TASK DESCRIPTION:
The lines from the top of the material below through the line containing "import * as" are to be printed exactly, with pictures omitted.

-=-=-=-=-

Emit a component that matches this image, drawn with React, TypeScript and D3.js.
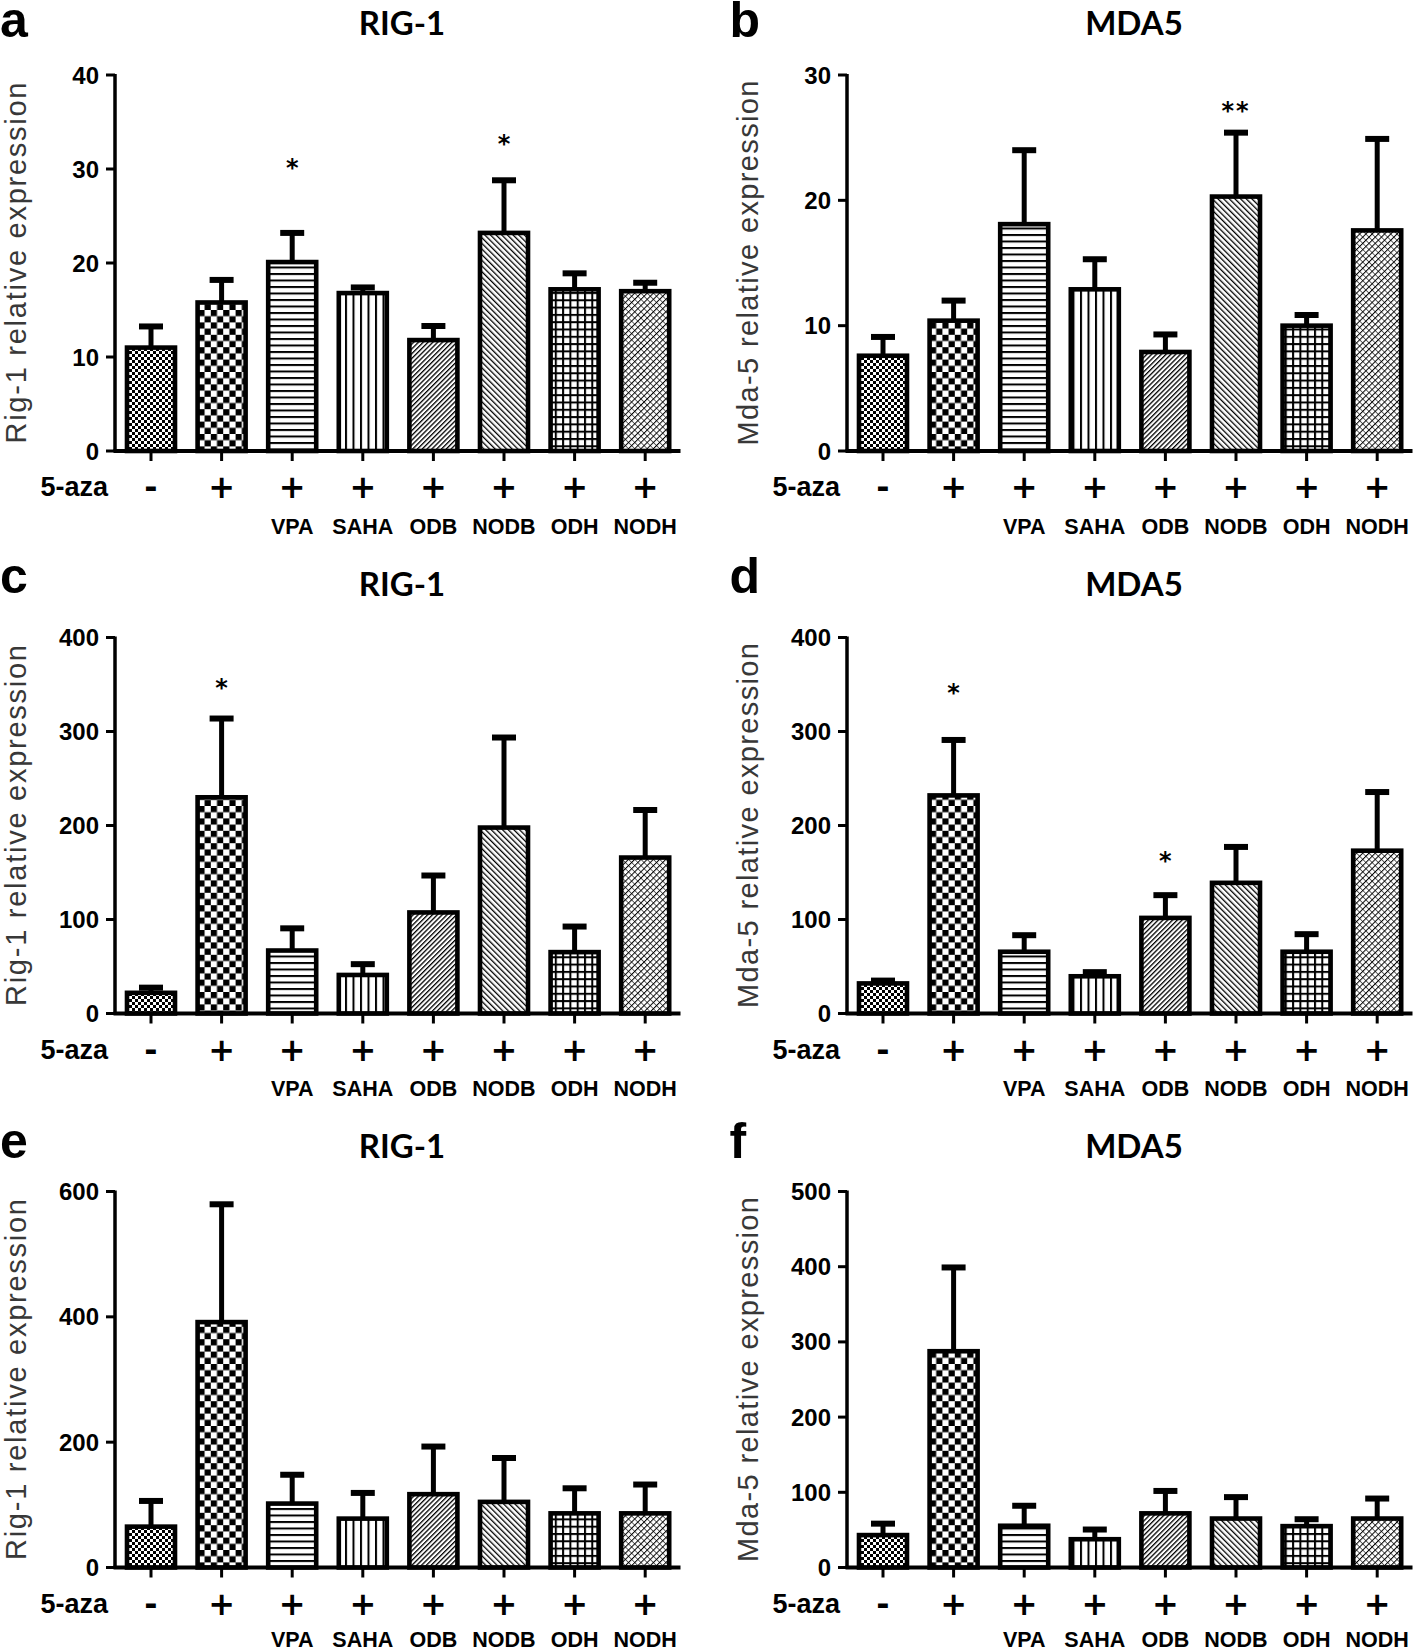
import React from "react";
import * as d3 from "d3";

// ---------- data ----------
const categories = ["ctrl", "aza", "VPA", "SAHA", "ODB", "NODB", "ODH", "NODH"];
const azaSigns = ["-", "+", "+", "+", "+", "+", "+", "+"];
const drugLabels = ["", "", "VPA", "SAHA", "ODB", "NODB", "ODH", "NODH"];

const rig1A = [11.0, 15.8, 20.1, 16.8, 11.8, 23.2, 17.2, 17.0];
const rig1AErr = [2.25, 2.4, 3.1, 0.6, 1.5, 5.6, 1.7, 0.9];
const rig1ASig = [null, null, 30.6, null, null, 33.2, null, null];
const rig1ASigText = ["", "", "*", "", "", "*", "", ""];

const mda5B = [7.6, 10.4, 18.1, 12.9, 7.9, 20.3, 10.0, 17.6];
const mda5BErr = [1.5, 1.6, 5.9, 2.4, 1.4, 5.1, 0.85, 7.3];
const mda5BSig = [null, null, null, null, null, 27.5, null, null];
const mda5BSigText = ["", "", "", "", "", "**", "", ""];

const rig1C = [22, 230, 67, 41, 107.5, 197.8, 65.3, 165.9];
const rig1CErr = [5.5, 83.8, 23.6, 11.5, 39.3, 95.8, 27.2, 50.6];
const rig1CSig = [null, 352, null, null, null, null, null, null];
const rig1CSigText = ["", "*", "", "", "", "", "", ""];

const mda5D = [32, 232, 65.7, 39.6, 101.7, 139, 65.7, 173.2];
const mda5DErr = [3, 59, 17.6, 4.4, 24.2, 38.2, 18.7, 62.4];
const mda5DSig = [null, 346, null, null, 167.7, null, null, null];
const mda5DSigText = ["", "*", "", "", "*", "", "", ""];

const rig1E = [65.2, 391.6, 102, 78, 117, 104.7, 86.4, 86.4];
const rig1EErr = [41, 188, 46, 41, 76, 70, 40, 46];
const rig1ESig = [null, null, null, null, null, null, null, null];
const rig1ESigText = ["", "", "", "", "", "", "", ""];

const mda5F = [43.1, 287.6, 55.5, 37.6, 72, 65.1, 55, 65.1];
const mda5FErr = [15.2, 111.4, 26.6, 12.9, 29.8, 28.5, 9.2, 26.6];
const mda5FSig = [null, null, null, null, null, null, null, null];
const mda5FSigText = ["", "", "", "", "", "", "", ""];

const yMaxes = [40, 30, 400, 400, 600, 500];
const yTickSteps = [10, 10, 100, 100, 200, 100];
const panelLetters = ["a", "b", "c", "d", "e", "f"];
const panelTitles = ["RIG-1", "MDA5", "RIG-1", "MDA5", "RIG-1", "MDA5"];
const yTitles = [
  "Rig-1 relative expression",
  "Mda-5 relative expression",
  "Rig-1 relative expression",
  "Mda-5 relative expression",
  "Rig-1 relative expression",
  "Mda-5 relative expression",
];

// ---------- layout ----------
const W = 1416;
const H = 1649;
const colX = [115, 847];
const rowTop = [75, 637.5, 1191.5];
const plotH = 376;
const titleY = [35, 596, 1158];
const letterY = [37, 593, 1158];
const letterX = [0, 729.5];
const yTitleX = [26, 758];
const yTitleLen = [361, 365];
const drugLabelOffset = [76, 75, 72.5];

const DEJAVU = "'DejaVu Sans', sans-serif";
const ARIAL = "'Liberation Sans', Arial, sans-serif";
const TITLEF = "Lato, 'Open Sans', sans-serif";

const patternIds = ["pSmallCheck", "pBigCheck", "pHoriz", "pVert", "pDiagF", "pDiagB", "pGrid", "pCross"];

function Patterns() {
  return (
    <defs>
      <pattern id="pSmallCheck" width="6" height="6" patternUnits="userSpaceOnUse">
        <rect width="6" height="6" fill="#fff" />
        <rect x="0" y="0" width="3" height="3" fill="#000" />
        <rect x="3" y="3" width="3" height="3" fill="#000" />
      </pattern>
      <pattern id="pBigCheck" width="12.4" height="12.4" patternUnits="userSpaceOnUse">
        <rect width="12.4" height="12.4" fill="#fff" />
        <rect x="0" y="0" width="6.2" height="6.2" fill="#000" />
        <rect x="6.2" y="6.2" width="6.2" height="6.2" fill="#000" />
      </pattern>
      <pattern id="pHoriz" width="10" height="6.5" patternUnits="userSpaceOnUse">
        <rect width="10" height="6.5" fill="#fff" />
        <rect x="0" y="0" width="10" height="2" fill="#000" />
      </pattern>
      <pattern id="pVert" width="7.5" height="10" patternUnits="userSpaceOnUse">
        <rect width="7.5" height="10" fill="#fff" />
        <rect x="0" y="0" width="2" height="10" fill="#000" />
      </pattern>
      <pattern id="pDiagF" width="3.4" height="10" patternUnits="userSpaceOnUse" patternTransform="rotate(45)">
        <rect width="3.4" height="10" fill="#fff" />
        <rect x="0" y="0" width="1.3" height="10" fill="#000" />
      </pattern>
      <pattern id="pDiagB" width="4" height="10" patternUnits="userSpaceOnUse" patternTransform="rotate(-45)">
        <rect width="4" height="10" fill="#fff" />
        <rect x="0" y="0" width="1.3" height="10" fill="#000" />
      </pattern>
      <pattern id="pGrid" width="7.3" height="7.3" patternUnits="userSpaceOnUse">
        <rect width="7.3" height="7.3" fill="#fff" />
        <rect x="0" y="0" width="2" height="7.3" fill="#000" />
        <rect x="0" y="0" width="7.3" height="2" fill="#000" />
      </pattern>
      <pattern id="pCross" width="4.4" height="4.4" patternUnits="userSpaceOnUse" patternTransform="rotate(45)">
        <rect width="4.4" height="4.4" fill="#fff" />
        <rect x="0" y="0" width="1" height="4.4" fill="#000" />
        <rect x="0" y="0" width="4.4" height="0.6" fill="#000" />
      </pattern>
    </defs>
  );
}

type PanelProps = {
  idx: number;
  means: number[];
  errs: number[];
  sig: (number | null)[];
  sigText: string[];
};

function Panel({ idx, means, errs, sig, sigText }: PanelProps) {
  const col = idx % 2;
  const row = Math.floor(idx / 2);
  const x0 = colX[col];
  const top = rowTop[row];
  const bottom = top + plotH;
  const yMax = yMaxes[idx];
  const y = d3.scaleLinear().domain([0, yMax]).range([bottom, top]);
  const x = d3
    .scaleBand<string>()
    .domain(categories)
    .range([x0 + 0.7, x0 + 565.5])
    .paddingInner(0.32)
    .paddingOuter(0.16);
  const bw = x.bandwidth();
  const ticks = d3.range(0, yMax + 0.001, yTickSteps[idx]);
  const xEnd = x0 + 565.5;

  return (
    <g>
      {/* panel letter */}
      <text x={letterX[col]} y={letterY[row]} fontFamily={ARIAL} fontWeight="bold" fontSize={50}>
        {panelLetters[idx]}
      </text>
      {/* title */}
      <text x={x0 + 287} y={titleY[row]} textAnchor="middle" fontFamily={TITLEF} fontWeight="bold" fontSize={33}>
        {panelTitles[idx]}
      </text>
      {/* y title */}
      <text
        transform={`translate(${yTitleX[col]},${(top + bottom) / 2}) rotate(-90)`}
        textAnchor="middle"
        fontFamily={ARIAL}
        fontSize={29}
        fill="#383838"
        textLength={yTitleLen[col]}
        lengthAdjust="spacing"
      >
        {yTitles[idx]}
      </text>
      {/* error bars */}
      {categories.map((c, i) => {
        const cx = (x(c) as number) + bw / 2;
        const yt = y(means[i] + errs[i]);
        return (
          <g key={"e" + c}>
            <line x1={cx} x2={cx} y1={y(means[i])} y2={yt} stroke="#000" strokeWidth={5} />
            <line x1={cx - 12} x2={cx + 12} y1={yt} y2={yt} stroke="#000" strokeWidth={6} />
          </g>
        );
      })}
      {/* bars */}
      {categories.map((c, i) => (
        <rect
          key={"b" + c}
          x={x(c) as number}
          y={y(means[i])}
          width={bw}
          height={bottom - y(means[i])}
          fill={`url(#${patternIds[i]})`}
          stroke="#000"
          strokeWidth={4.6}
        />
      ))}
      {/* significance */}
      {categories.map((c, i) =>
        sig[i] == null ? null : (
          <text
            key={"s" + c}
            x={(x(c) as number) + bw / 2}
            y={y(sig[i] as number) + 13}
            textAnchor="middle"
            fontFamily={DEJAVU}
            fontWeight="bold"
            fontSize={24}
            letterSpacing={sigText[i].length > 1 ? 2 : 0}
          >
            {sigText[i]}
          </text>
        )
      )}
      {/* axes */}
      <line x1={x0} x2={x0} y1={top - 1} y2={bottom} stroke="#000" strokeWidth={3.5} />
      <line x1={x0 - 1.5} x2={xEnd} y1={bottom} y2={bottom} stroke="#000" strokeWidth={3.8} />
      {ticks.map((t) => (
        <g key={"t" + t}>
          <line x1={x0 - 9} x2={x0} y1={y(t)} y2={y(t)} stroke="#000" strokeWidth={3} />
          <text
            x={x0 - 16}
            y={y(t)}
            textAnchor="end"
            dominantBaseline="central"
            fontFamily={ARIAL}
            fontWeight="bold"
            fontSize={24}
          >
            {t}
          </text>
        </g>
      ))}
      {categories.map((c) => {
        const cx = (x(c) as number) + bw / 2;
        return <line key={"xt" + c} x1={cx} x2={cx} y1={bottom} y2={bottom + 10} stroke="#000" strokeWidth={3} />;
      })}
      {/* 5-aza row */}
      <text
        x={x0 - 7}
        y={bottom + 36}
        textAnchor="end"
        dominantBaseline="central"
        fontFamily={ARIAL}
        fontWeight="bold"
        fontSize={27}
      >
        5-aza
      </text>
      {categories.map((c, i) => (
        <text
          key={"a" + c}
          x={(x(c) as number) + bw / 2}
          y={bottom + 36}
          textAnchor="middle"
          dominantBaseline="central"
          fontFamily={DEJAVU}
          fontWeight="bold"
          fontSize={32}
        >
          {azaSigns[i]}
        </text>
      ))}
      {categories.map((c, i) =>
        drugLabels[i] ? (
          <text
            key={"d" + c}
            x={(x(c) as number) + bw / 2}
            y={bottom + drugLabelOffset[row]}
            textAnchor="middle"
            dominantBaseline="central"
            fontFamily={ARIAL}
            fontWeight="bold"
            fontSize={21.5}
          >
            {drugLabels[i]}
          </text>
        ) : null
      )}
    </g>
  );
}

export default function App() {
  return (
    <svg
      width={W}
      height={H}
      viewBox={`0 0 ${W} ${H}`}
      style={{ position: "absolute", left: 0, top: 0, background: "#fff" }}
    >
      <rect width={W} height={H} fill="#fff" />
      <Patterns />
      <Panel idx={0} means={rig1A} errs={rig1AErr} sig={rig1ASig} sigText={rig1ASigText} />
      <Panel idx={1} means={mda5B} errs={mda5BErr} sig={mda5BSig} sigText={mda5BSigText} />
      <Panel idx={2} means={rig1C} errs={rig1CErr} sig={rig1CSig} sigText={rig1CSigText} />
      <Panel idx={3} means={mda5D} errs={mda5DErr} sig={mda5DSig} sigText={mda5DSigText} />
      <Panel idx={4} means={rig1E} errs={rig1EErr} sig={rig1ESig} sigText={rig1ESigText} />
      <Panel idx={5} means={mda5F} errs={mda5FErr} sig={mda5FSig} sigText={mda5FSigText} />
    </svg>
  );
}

-=-=-=-=-

TASK RESULT:
Emit a component that matches this image, drawn with React, TypeScript and D3.js.
import React from "react";
import * as d3 from "d3";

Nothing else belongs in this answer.